Problem to work on:
Produce a word-for-word copy of the listing below without its pictures.

Information supplied:
-- Begin --

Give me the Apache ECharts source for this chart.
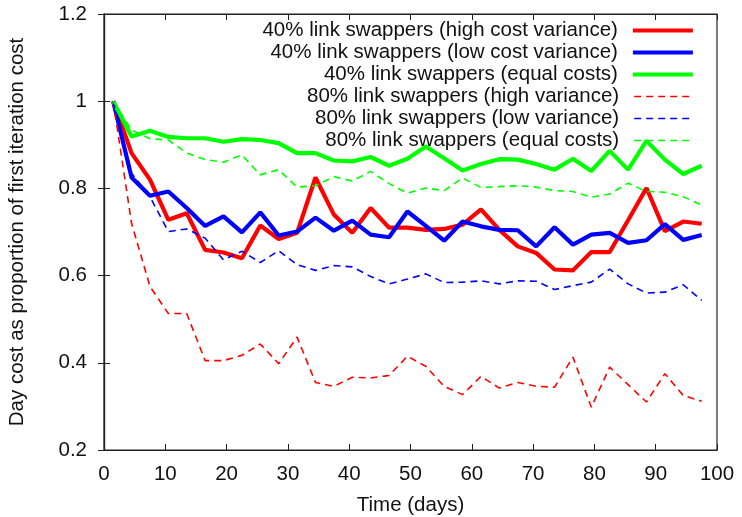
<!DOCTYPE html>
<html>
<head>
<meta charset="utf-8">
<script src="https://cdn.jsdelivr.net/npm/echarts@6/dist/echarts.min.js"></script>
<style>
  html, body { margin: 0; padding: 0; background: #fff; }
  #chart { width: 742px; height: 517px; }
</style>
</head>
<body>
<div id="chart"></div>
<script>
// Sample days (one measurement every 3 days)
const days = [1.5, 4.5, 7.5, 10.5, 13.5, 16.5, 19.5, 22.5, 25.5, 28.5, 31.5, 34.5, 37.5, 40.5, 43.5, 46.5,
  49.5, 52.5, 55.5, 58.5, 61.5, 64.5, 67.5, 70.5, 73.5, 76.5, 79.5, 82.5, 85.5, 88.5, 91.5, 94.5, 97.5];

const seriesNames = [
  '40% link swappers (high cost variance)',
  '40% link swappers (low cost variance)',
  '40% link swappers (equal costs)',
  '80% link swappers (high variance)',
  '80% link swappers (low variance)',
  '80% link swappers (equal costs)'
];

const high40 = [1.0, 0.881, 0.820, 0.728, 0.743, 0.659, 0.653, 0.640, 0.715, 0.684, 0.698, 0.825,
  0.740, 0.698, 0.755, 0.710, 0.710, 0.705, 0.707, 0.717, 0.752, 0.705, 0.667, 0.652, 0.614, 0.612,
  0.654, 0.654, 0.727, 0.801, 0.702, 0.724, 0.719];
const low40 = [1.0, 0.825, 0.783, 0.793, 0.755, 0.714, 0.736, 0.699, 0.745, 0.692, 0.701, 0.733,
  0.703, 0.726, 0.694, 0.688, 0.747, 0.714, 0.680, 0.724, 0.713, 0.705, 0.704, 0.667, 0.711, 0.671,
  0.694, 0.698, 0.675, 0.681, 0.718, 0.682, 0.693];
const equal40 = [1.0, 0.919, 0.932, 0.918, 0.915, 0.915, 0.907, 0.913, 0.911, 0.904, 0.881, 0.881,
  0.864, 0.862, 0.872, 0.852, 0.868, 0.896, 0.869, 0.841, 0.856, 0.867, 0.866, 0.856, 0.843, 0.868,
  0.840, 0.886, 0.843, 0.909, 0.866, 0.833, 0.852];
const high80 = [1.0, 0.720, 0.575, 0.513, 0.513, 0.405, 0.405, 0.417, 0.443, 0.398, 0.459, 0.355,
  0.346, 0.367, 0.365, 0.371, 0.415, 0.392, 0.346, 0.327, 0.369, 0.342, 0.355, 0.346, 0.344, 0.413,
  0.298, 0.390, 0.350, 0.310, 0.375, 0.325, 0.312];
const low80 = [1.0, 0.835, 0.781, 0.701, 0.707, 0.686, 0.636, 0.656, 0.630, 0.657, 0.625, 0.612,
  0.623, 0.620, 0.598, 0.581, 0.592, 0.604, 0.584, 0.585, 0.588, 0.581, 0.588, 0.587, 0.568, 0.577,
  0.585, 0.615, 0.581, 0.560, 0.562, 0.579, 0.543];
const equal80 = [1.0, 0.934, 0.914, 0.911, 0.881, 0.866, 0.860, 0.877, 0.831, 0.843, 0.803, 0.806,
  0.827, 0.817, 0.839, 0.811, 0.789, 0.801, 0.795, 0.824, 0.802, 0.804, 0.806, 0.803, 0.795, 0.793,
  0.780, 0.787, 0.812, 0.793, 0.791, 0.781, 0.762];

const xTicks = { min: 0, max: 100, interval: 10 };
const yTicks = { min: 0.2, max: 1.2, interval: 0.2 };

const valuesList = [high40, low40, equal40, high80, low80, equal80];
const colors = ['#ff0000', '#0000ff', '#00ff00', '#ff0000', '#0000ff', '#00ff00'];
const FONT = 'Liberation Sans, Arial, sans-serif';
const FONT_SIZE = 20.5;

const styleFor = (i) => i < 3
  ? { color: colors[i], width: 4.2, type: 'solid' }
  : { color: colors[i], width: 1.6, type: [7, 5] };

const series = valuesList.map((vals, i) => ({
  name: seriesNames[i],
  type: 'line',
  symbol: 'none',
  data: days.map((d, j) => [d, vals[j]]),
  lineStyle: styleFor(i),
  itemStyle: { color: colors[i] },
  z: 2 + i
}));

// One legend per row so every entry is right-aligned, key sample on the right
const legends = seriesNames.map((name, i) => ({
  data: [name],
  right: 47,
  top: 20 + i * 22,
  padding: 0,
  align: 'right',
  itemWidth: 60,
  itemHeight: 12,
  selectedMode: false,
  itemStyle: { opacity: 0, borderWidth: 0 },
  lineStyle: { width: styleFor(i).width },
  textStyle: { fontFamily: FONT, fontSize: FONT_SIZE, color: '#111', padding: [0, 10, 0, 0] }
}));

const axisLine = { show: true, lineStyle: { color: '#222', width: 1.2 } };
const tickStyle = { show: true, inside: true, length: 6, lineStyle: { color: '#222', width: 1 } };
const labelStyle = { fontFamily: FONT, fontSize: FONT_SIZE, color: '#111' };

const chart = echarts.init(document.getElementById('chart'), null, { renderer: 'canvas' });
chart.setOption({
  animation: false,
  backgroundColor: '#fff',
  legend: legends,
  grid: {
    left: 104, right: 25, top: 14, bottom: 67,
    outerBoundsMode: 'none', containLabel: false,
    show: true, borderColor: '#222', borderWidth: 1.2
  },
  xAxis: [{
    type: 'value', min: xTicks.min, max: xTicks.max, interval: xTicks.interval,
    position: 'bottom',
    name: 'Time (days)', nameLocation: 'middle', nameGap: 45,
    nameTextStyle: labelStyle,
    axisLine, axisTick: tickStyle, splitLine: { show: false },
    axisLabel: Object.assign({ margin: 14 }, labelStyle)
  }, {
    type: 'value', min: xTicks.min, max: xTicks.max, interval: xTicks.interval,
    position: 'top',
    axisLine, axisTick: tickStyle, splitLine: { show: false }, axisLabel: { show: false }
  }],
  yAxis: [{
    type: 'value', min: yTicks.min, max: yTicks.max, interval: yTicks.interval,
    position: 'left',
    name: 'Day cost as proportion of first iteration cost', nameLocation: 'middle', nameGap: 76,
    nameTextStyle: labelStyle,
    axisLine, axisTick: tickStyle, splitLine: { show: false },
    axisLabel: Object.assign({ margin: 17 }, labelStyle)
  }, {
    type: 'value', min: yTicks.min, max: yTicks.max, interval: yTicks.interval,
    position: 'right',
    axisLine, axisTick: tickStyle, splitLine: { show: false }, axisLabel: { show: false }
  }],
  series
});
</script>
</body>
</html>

-- End --

Correct result:
Give me the Apache ECharts source for this chart.
<!DOCTYPE html>
<html>
<head>
<meta charset="utf-8">
<script src="https://cdn.jsdelivr.net/npm/echarts@6/dist/echarts.min.js"></script>
<style>
  html, body { margin: 0; padding: 0; background: #fff; }
  #chart { width: 742px; height: 517px; }
</style>
</head>
<body>
<div id="chart"></div>
<script>
// Sample days (one measurement every 3 days)
const days = [1.5, 4.5, 7.5, 10.5, 13.5, 16.5, 19.5, 22.5, 25.5, 28.5, 31.5, 34.5, 37.5, 40.5, 43.5, 46.5,
  49.5, 52.5, 55.5, 58.5, 61.5, 64.5, 67.5, 70.5, 73.5, 76.5, 79.5, 82.5, 85.5, 88.5, 91.5, 94.5, 97.5];

const seriesNames = [
  '40% link swappers (high cost variance)',
  '40% link swappers (low cost variance)',
  '40% link swappers (equal costs)',
  '80% link swappers (high variance)',
  '80% link swappers (low variance)',
  '80% link swappers (equal costs)'
];

const high40 = [1.0, 0.881, 0.820, 0.728, 0.743, 0.659, 0.653, 0.640, 0.715, 0.684, 0.698, 0.825,
  0.740, 0.698, 0.755, 0.710, 0.710, 0.705, 0.707, 0.717, 0.752, 0.705, 0.667, 0.652, 0.614, 0.612,
  0.654, 0.654, 0.727, 0.801, 0.702, 0.724, 0.719];
const low40 = [1.0, 0.825, 0.783, 0.793, 0.755, 0.714, 0.736, 0.699, 0.745, 0.692, 0.701, 0.733,
  0.703, 0.726, 0.694, 0.688, 0.747, 0.714, 0.680, 0.724, 0.713, 0.705, 0.704, 0.667, 0.711, 0.671,
  0.694, 0.698, 0.675, 0.681, 0.718, 0.682, 0.693];
const equal40 = [1.0, 0.919, 0.932, 0.918, 0.915, 0.915, 0.907, 0.913, 0.911, 0.904, 0.881, 0.881,
  0.864, 0.862, 0.872, 0.852, 0.868, 0.896, 0.869, 0.841, 0.856, 0.867, 0.866, 0.856, 0.843, 0.868,
  0.840, 0.886, 0.843, 0.909, 0.866, 0.833, 0.852];
const high80 = [1.0, 0.720, 0.575, 0.513, 0.513, 0.405, 0.405, 0.417, 0.443, 0.398, 0.459, 0.355,
  0.346, 0.367, 0.365, 0.371, 0.415, 0.392, 0.346, 0.327, 0.369, 0.342, 0.355, 0.346, 0.344, 0.413,
  0.298, 0.390, 0.350, 0.310, 0.375, 0.325, 0.312];
const low80 = [1.0, 0.835, 0.781, 0.701, 0.707, 0.686, 0.636, 0.656, 0.630, 0.657, 0.625, 0.612,
  0.623, 0.620, 0.598, 0.581, 0.592, 0.604, 0.584, 0.585, 0.588, 0.581, 0.588, 0.587, 0.568, 0.577,
  0.585, 0.615, 0.581, 0.560, 0.562, 0.579, 0.543];
const equal80 = [1.0, 0.934, 0.914, 0.911, 0.881, 0.866, 0.860, 0.877, 0.831, 0.843, 0.803, 0.806,
  0.827, 0.817, 0.839, 0.811, 0.789, 0.801, 0.795, 0.824, 0.802, 0.804, 0.806, 0.803, 0.795, 0.793,
  0.780, 0.787, 0.812, 0.793, 0.791, 0.781, 0.762];

const xTicks = { min: 0, max: 100, interval: 10 };
const yTicks = { min: 0.2, max: 1.2, interval: 0.2 };

const valuesList = [high40, low40, equal40, high80, low80, equal80];
const colors = ['#ff0000', '#0000ff', '#00ff00', '#ff0000', '#0000ff', '#00ff00'];
const FONT = 'Liberation Sans, Arial, sans-serif';
const FONT_SIZE = 20.5;

const styleFor = (i) => i < 3
  ? { color: colors[i], width: 4.2, type: 'solid' }
  : { color: colors[i], width: 1.6, type: [7, 5] };

const series = valuesList.map((vals, i) => ({
  name: seriesNames[i],
  type: 'line',
  symbol: 'none',
  data: days.map((d, j) => [d, vals[j]]),
  lineStyle: styleFor(i),
  itemStyle: { color: colors[i] },
  z: 2 + i
}));

// One legend per row so every entry is right-aligned, key sample on the right
const legends = seriesNames.map((name, i) => ({
  data: [name],
  right: 47,
  top: 20 + i * 22,
  padding: 0,
  align: 'right',
  itemWidth: 60,
  itemHeight: 12,
  selectedMode: false,
  itemStyle: { opacity: 0, borderWidth: 0 },
  lineStyle: { width: styleFor(i).width },
  textStyle: { fontFamily: FONT, fontSize: FONT_SIZE, color: '#111', padding: [0, 10, 0, 0] }
}));

const axisLine = { show: true, lineStyle: { color: '#222', width: 1.2 } };
const tickStyle = { show: true, inside: true, length: 6, lineStyle: { color: '#222', width: 1 } };
const labelStyle = { fontFamily: FONT, fontSize: FONT_SIZE, color: '#111' };

const chart = echarts.init(document.getElementById('chart'), null, { renderer: 'canvas' });
chart.setOption({
  animation: false,
  backgroundColor: '#fff',
  legend: legends,
  grid: {
    left: 104, right: 25, top: 14, bottom: 67,
    outerBoundsMode: 'none', containLabel: false,
    show: true, borderColor: '#222', borderWidth: 1.2
  },
  xAxis: [{
    type: 'value', min: xTicks.min, max: xTicks.max, interval: xTicks.interval,
    position: 'bottom',
    name: 'Time (days)', nameLocation: 'middle', nameGap: 45,
    nameTextStyle: labelStyle,
    axisLine, axisTick: tickStyle, splitLine: { show: false },
    axisLabel: Object.assign({ margin: 14 }, labelStyle)
  }, {
    type: 'value', min: xTicks.min, max: xTicks.max, interval: xTicks.interval,
    position: 'top',
    axisLine, axisTick: tickStyle, splitLine: { show: false }, axisLabel: { show: false }
  }],
  yAxis: [{
    type: 'value', min: yTicks.min, max: yTicks.max, interval: yTicks.interval,
    position: 'left',
    name: 'Day cost as proportion of first iteration cost', nameLocation: 'middle', nameGap: 76,
    nameTextStyle: labelStyle,
    axisLine, axisTick: tickStyle, splitLine: { show: false },
    axisLabel: Object.assign({ margin: 17 }, labelStyle)
  }, {
    type: 'value', min: yTicks.min, max: yTicks.max, interval: yTicks.interval,
    position: 'right',
    axisLine, axisTick: tickStyle, splitLine: { show: false }, axisLabel: { show: false }
  }],
  series
});
</script>
</body>
</html>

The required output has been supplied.